New tool: an estate duty and executor fee calculator for South Africa

A member here asked what it would actually cost to wind up an estate, not just the estate duty, but everything that comes before it. Fair question, so I built a calculator that answers it properly.

Put in what you own, what you owe and who inherits what, and it adds up the whole bill in the order SARS actually applies it, capital gains tax on the deemed disposal at death, the executor’s fee, the Master’s fee, and only then estate duty after the R3.5 million abatement.

A few things it does that I haven’t seen elsewhere.

It checks whether your family would actually have the cash. All of that falls due while the estate is frozen. If the money is tied up in a house or a business, the executor can be forced to sell something to pay it. The calculator compares what the estate can raise against what it owes and tells you straight if there’s a shortfall.

It keeps retirement funds and beneficiary nominated policies out of the sum, correctly. Those pay out directly and skip estate duty, CGT and the executor’s fee entirely, which a couple of the calculators I checked get wrong.

It projects forward. The R3.5 million abatement hasn’t moved since 2007, so more of most people’s estates drift over that line every year. The tool grows your numbers forward and shows the duty climbing as it happens.

Try it here: Estate Duty Calculator South Africa 2026

There’s a longer companion guide too if you want the detail: Estate Duty in South Africa 2026: The Real Cost

It’s general information based on the SARS rules, not advice, and real estates have complications like trusts and foreign assets that this can’t capture. Keen to hear if the shortfall check flags anything you weren’t expecting.

Tool looks really comprehensive (as always). I like the explanatory notes and the references to further information.

On thing, where Investments fall into your estate and you wish to divide that up amongst your heirs but the Estate Duty has to grab some of this you should in your Will decide the order in which the heirs will be affected first until it is paid off. The monies deemed outside the Estate are of course safe (hopefully no legal loophole the taxman can exploit and force the Executor’s hand) but it is possible some of your heirs are mentioned in these as well and they could then take a greater share of the Estate Duty :slight_smile:

I like your projection ahead view as this is crucial. Duty may look quite painful later if not already. Forced liquidation will always make the Estate poorer. Steps to be then taken as far as possible in moving out of dutiable with the goal that you want as close as zero going to the taxman.

In my case I know I have to do something asap as I could get the knock on the door at anytime :slight_smile:

Good point, and it’s a real gap, the calculator can show you the shortfall but it can’t fix how the duty actually lands on individual heirs.
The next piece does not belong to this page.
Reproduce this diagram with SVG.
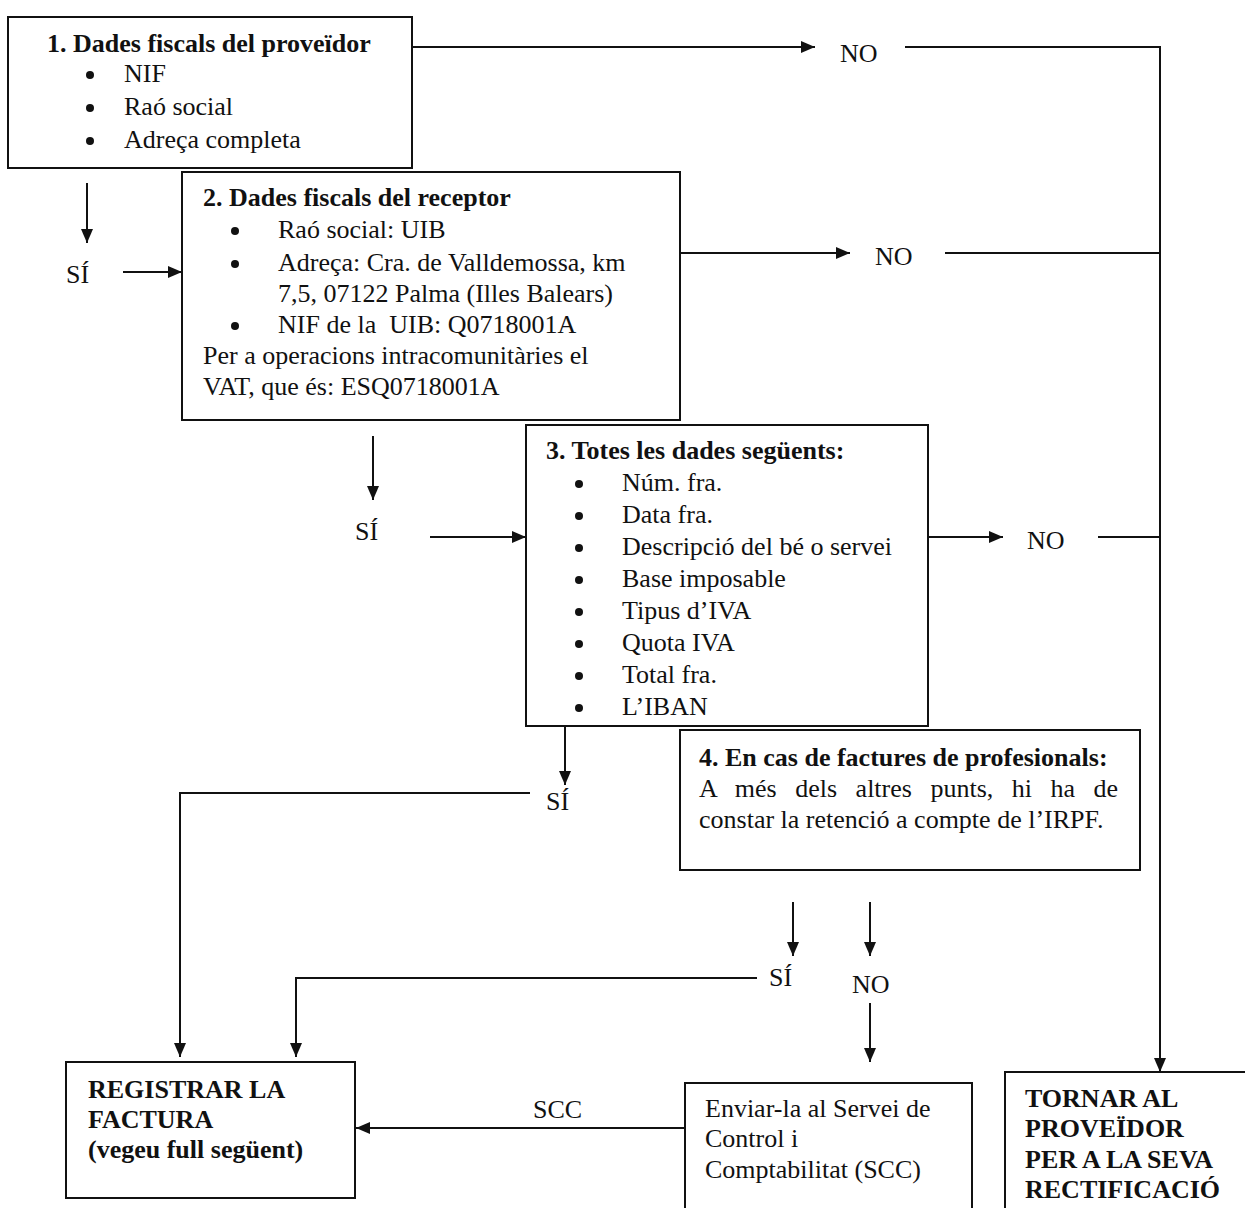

You’re right that the default apportionment can catch beneficiaries who thought they were untouchable. The Estate Duty Act does let you override that in the will though, so you can direct which assets or which heirs carry the duty first, instead of leaving it to the default formula. Worth getting a proper drafter to word that clause carefully, it’s easy to get wrong.

Sounds like you’re already onto it, which is more than most people manage. Good luck getting it sorted.